The idea is to taint code and data with the polarity of its source, under a polarized light metaphor, so propagation is constrained by polarized filters, to stop cross domain access when not allowed by permissions. A very low permission user account should exist for untrusted sources, so launching any OS process runs only under that restricted user account, with files created only in directories owned by that restricted user. So the OS enforces limits on authority when OS resources are involved, like processes or files.

Early parts of the paper are about how this looks in GUI apps, so an app user can see what happens and assign pet names to virtual users with less permission, like browsers that should have less access. We can ignore that, and consider what affect this sort of organization has on vfs design and/or tactics.

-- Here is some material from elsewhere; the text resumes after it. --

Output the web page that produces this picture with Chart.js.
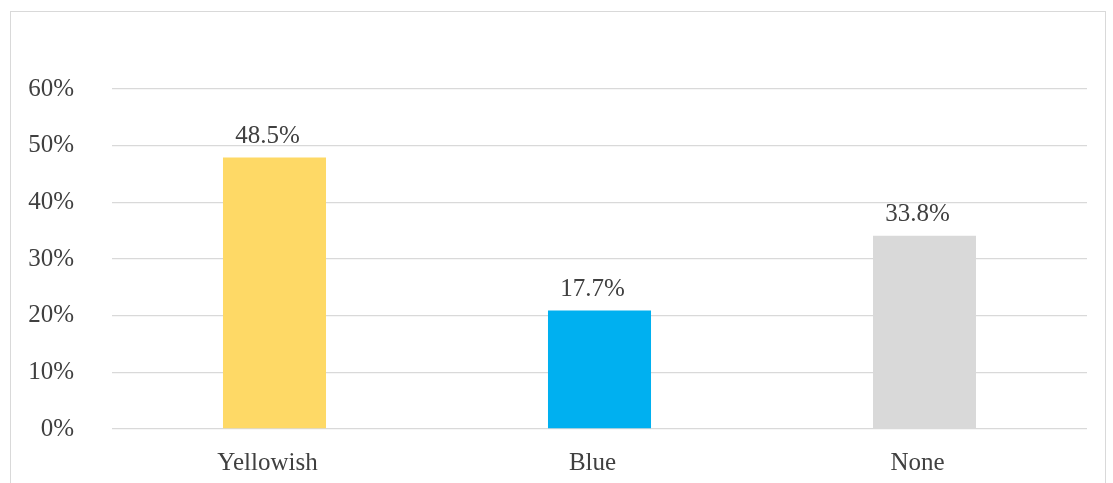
<!DOCTYPE html>
<html>
<head>
<meta charset="utf-8">
<script src="https://cdn.jsdelivr.net/npm/chart.js@4/dist/chart.umd.min.js"></script>
<style>
  html, body { margin: 0; padding: 0; background: #ffffff; }
  #wrap { position: relative; width: 1113px; height: 483px; overflow: hidden; }
  #frame { position: absolute; left: 10px; top: 11px; width: 1096px; height: 500px; border: 1px solid #d9d9d9; box-sizing: border-box; }
  canvas { position: absolute; left: 0; top: 0; }
</style>
</head>
<body>
<div id="wrap">
  <div id="frame"></div>
  <canvas id="c" width="1113" height="483"></canvas>
</div>
<script>
const categories = ['Yellowish', 'Blue', 'None'];
const barValues = [47.9, 20.9, 34.1];
const labelTexts = ['48.5%', '17.7%', '33.8%'];
const barColors = ['#FED966', '#00B0F0', '#D9D9D9'];
const yTicks = [0, 10, 20, 30, 40, 50, 60];

const FONT = '"Liberation Serif", "Times New Roman", serif';
const TEXT = '#404040';
const FS = 25;

const valueLabels = {
  id: 'valueLabels',
  afterDatasetsDraw(chart) {
    const ctx = chart.ctx;
    const meta = chart.getDatasetMeta(0);
    ctx.save();
    ctx.font = FS + 'px ' + FONT;
    ctx.fillStyle = TEXT;
    ctx.textAlign = 'center';
    ctx.textBaseline = 'alphabetic';
    meta.data.forEach((bar, i) => {
      ctx.fillText(labelTexts[i], bar.x - 7, bar.y - 15);
    });
    ctx.restore();
  }
};

new Chart(document.getElementById('c'), {
  type: 'bar',
  data: {
    labels: categories,
    datasets: [{
      data: barValues,
      backgroundColor: barColors,
      borderWidth: 0,
      barPercentage: 1,
      categoryPercentage: 0.317
    }]
  },
  options: {
    responsive: false,
    animation: false,
    devicePixelRatio: 1,
    layout: { padding: { left: 0, right: 26, top: 89, bottom: 0 } },
    plugins: { legend: { display: false }, tooltip: { enabled: false } },
    scales: {
      x: {
        grid: { display: false, drawTicks: false },
        border: { display: false },
        ticks: { color: TEXT, font: { family: FONT, size: FS }, padding: 19, labelOffset: -7, maxRotation: 0 },
        afterFit(s) { s.height = 483 - 429; }
      },
      y: {
        min: 0,
        max: 60,
        afterBuildTicks(s) { s.ticks = yTicks.map(v => ({ value: v })); },
        grid: { color: '#d9d9d9', lineWidth: 1.3, drawTicks: false },
        border: { display: false },
        ticks: {
          color: TEXT,
          font: { family: FONT, size: FS },
          padding: 38,
          callback: v => v + '%'
        },
        afterFit(s) { s.width = 112; }
      }
    }
  },
  plugins: [valueLabels]
});
</script>
</body>
</html>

In an OS file system mount in a vfs, the path for a low permission restricted user should probably be in actual directories owned by that user, so the OS view looks right when a vfs is not present.

If messages come from restricted user account code or data, we should probably taint such messages with the right polarity, so operations only occur using least privilege. Maybe this means you find which part of several things has least privilege, then use the vfs view for the user account with least privilege.

Suppose we want to simulate green processes for a restricted user account in the same address space where we also run code for root (maximum permissions). Can we show a restricted user a world view that's as stark and barren as if run in an OS process by itself, with nothing visible except what is permitted?

Instead of one global vfs, a runtime can have one per class of user, then use the right one matching both code (from green processes) and data (from messages and vfs files). This might mean that completely different server processes handle low privilege requests. You wouldn't have to figure out how a high privilege server copes with low privilege data, if it could not even receive it. Maybe the runtime partitions everything in privilege rings, and there's no way to reach a better ring. (You could run low privilege fibers in a low privilege thread, and give it worse quality of service when this seems a good idea.)

Hmm, you wouldn't want to stop a high permission admin from processing part of a system with low permission. So low permission data itself cannot taint permission as low. Maybe polarization taint rules for code and data are different. The big problem occurs when high ring code executes a command where part of code or args comes from low ring. (What file should I delete? Here's a path from low ring buffer.) It doesn't seem possible to ensure low ring taint is preserved, though, especially if a high ring copies low ring buffers to high ring buffers; maybe that can be forbidden. Maybe the runtime refuses low to high copies; if low and high use different vats, with large super-block aligned addresses, you'd be able to test ring membership with a single hashmap lookup on a masked pointer address. It sounds do-able, but a total pain, and it makes everything slower to perform checks.

That would be a good reason to use different OS processes: one for high-ring-only and another for a mixture of permission rings, which runs more slowly as when a high ring has to protect itself from low ring taint effects to be safe. Maybe the worst part would be having to talk about it in public forums with people who want to argue about scenarios.

Maybe the low ring OS process is not a mixture, and is all low, and merely executes high commands from the high ring process. A lower ring does what a higher ring says, but not the reverse, and there's no mixing of low ring data moving upward to a high ring, because it doesn't happen. Then each process is equally fast; you just drop lower ring messages. Okay, I'm done. That's all the brainstorming I'll give it.